L’institut Montaigne profite alors des conclusions de ce rapport pour faire une série de propositions, comme celle de créer un secrétariat d’Etat aux Affaires religieuses et à la Laïcité ou celle de taxer le halal. Des propositions auparavant envoyées à l’équipe de campagne d’Emmanuel Macron et balayées d’un revers de la main par l’islamologue Rachid Benzine, qui estime que plusieurs idées émises par Hakim El Karoui sont « en contradiction avec la loi de 1905. »

Des notes envoyées à Ben Ali

Huit mois après son arrivée à l’Elysée, Emmanuel Macron n’a donc appliqué aucune des recommandations de son conseiller de l’ombre. Mais le président réfléchit désormais à des actions possibles pour « poser les jalons de toute l’organisation de l’islam de France. » Il faut aller vite, Macron ayant annoncé des premières pistes à l’horizon du « premier semestre 2018. » Pour l’aider dans sa réflexion, le président affirme qu’il consultera « des intellectuels et des universitaires, comme Gilles Kepel », mais aussi Youssef Seddik ou encore… l’Institut Montaigne qui a « pris des initiatives sur cette question. »

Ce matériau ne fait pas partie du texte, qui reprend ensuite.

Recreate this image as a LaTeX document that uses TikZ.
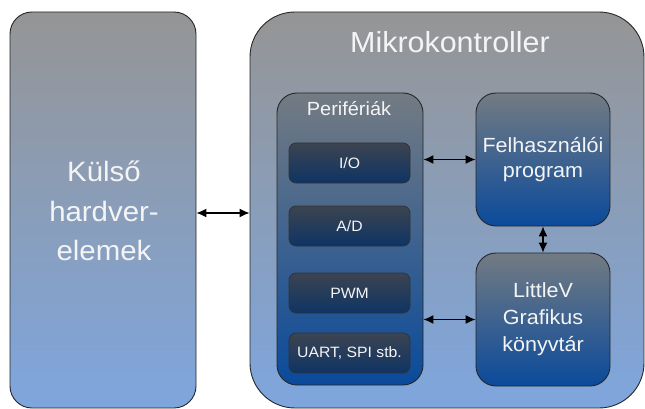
\documentclass[tikz,border=0pt]{standalone}
\usepackage{fontspec}
\setmainfont{Liberation Sans}[FakeStretch=1.05]
\usetikzlibrary{arrows.meta}
\definecolor{outtop}{HTML}{959595}
\definecolor{outbot}{HTML}{7EA6DE}
\definecolor{midtop}{HTML}{737B83}
\definecolor{midbot}{HTML}{0A4A9B}
\definecolor{smtop}{HTML}{3C4450}
\definecolor{smbot}{HTML}{0E3465}
\definecolor{txtcol}{HTML}{F4F4F4}
\begin{document}
\begin{tikzpicture}[x=1pt,y=-1pt,
  bigbox/.style={draw=black!85, line width=0.9pt, top color=outtop, bottom color=outbot},
  midbox/.style={draw=black!85, line width=0.9pt, top color=midtop, bottom color=midbot, rounded corners=20pt},
  smbox/.style={draw=black!80, line width=0.8pt, top color=smtop, bottom color=smbot, rounded corners=7pt,
     minimum width=121pt, minimum height=40pt, text=txtcol, font=\fontsize{15}{18}\selectfont},
  txt/.style={text=txtcol, inner sep=0pt},
  arr/.style={line width=1.2pt, {Latex[length=10pt,width=9pt]}-{Latex[length=10pt,width=9pt]}}]
\useasboundingbox (0,0) rectangle (645,409);
% outer boxes
\node[bigbox, rounded corners=22pt, minimum width=186pt, minimum height=396pt] (ext) at (103,210) {};
\node[bigbox, rounded corners=45pt, minimum width=394pt, minimum height=396pt] (mc) at (447,210) {};
\node[txt, font=\fontsize{28}{39.5}\selectfont, align=center] (exttxt) at (104,211) {Külső\\hardver-\\elemek};
\node[txt, font=\fontsize{29}{35}\selectfont, anchor=base] (mctxt) at (450,53) {Mikrokontroller};
% peripherals
\node[midbox, minimum width=146pt, minimum height=292pt] (per) at (350,239) {};
\node[txt, font=\fontsize{19}{23}\selectfont, anchor=base] (pertxt) at (349,116) {Perifériák};
\node[smbox] (io) at (349.5,163) {I/O};
\node[smbox] (ad) at (349.5,226) {A/D};
\node[smbox] (pwm) at (349.5,293) {PWM};
\node[smbox] (uart) at (349.5,353) {UART, SPI stb.};
% program and library
\node[midbox, minimum width=134pt, minimum height=133pt, text=txtcol, align=center,
  font=\fontsize{20.5}{25}\selectfont, inner sep=0pt] (felh) at (543,159.5) {Felhasználói\\program};
\node[midbox, minimum width=134pt, minimum height=133pt, text=txtcol, align=center,
  font=\fontsize{20.5}{27}\selectfont, inner sep=0pt] (lit) at (543,319.5) {LittleV\\Grafikus\\könyvtár};
% connectors
\draw[arr] ([yshift=-3pt]ext.east) -- ([yshift=-3pt]mc.west);
\draw[arr] (per.east |- felh.west) -- (felh.west);
\draw[arr] (per.east |- lit.west) -- (lit.west);
\draw[arr] (felh.south) -- (lit.north);
\end{tikzpicture}
\end{document}
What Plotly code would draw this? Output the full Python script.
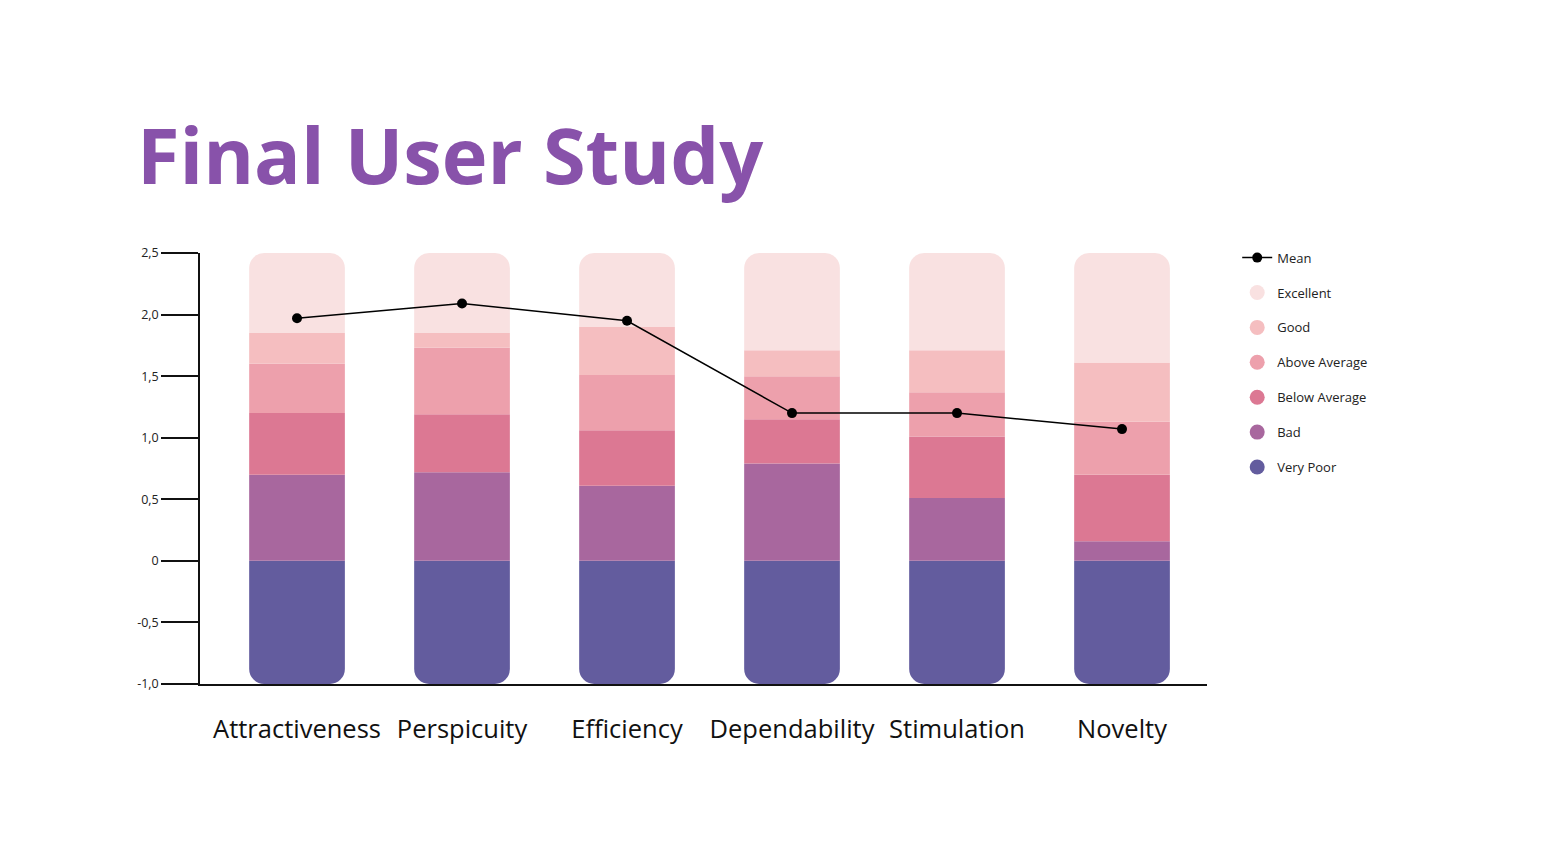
import numpy as np
import plotly.graph_objects as go

categories = ["Attractiveness", "Perspicuity", "Efficiency", "Dependability", "Stimulation", "Novelty"]

# Upper boundaries of each benchmark band (Very Poor spans from its bottom up to 0)
very_poor_bottom = [-1.0, -1.0, -1.0, -1.0, -1.0, -1.0]
bad_top = [0.70, 0.72, 0.61, 0.79, 0.51, 0.16]
below_avg_top = [1.20, 1.19, 1.06, 1.15, 1.01, 0.70]
above_avg_top = [1.60, 1.73, 1.51, 1.50, 1.37, 1.13]
good_top = [1.85, 1.85, 1.90, 1.71, 1.71, 1.61]
excellent_top = [2.5, 2.5, 2.5, 2.5, 2.5, 2.5]

mean_values = [1.97, 2.09, 1.95, 1.20, 1.20, 1.07]

y_tickvals = [-1.0, -0.5, 0, 0.5, 1.0, 1.5, 2.0, 2.5]
y_ticktext = ["-1,0", "-0,5", "0", "0,5", "1,0", "1,5", "2,0", "2,5"]

band_names = ["Very Poor", "Bad", "Below Average", "Above Average", "Good", "Excellent"]
band_colors = ["#635C9E", "#A8679E", "#DC7893", "#EDA0AC", "#F5BEC0", "#F9E1E1"]

x = np.arange(len(categories))
tops = [bad_top, below_avg_top, above_avg_top, good_top, excellent_top]
lowers = [np.zeros(len(categories))] + [np.array(t) for t in tops[:-1]]

fig = go.Figure()

# Very Poor: negative stack from 0 down
fig.add_trace(go.Bar(x=x, y=np.array(very_poor_bottom), marker_color=band_colors[0],
                     marker_line_width=0, width=0.58, showlegend=False, name=band_names[0]))
for i, (t, lo) in enumerate(zip(tops, lowers)):
    fig.add_trace(go.Bar(x=x, y=np.array(t) - lo, marker_color=band_colors[i + 1],
                         marker_line_width=0, width=0.58, showlegend=False,
                         name=band_names[i + 1]))

fig.add_trace(go.Scatter(x=x, y=mean_values, mode="lines+markers", name="Mean",
                         line=dict(color="#000000", width=1.5),
                         marker=dict(color="#000000", size=10),
                         legendgroup="mean", legendrank=1))

# legend proxies (circle markers)
for rank, (nm, col) in enumerate(zip(band_names[::-1], band_colors[::-1])):
    fig.add_trace(go.Scatter(x=[None], y=[None], mode="markers", name=nm,
                             marker=dict(color=col, size=15, symbol="circle"),
                             legendgroup=nm, legendrank=rank + 2))

fig.update_layout(
    width=1534, height=840,
    barmode="relative",
    barcornerradius=15,
    plot_bgcolor="white", paper_bgcolor="white",
    margin=dict(l=192, r=335, t=245, b=164),
    font=dict(family="Open Sans", color="#222222"),
    title=dict(text="<b>Final User Study</b>", x=129 / 1534, xanchor="left",
               y=1 - 149 / 840, yanchor="middle", xref="container", yref="container",
               font=dict(family="Open Sans", size=77.5, color="#8852AA")),
    legend=dict(x=1.030, y=1.024, xanchor="left", yanchor="top",
                font=dict(family="Open Sans", size=13, color="#222222"),
                tracegroupgap=15, itemsizing="trace", bgcolor="rgba(0,0,0,0)"),
    xaxis=dict(range=[-0.588, 5.515], tickvals=list(x), ticktext=categories,
               showgrid=False, zeroline=False, showline=True, linecolor="#111111",
               linewidth=1.5, ticks="", tickfont=dict(size=25.5, color="#111111",
                                                      family="Open Sans"),
               ticklabelstandoff=22),
    yaxis=dict(range=[-1.0, 2.5], tickvals=y_tickvals, ticktext=y_ticktext,
               showgrid=False, zeroline=False, showline=True, linecolor="#111111",
               linewidth=1.5, ticks="outside", ticklen=37, tickwidth=1.5,
               tickcolor="#111111", tickfont=dict(size=12.5, color="#222222",
                                                  family="Open Sans")),
)

fig.write_html("out.html")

Hakim El Karoui pourrait donc devenir le Monsieur Islam d’Emmanuel Macron. Mais le potentiel futur conseiller souffre d’une image quelque peu sulfureuse depuis 2011 : cette année-là, Hakim El Karoui envoie deux notes d’une page au dictateur tunisien Ben Ali en train d’être chassé de son pays. « Je n’ai jamais travaillé avec Ben Ali, je ne l’ai jamais rencontré et n’ai pas été son conseiller », se défendait à l’époque l’ancien banquier de chez Rothschild, qui assure n’avoir envoyé que des « éléments de langage pour la communication », selon le site tunisien nawaat.

Le président l’écoute attentivement

Après cet épisode, une quinzaine de personnalités — militants, artistes et intellectuels — demandent alors la démission d’Hakim El Karoui de la présidence de l’Institut des cultures d’Islam, qu’il a obtenue de la part de Bertrand Delanoë, maire de Paris, en 2010. Il démissionnera finalement en mars 2011. Se sentant de plus en plus proche des bureaux de l’Elysée, Hakim El Karoui est récemment revenu sur cette affaire Ben Ali : « Je ne lui ai pas dit de tirer sur la foule. Je lui ai dit de virer sa famille, de virer ses conseillers et d’engager une transaction démocratique », martèle-t-il.

Du côté de l’Elysée, cette casserole ne semble pas avoir de conséquences… Après avoir fait ses armes chez Rothschild, comme Emmanuel Macron, Hakim El Karoui — qui fut également la plume du Premier ministre Jean-Pierre Raffarin — affirmait récemment que le président de la République l’écoute toujours attentivement. Il assure lui avoir envoyé son dernier livre, « L’Islam, une religion française », avec un petit mot simple : « Maintenant, de l’action ! » Emmanuel Macron, après avoir temporisé, semble désormais passer effectivement à l’action sur la thématique de l’Islam.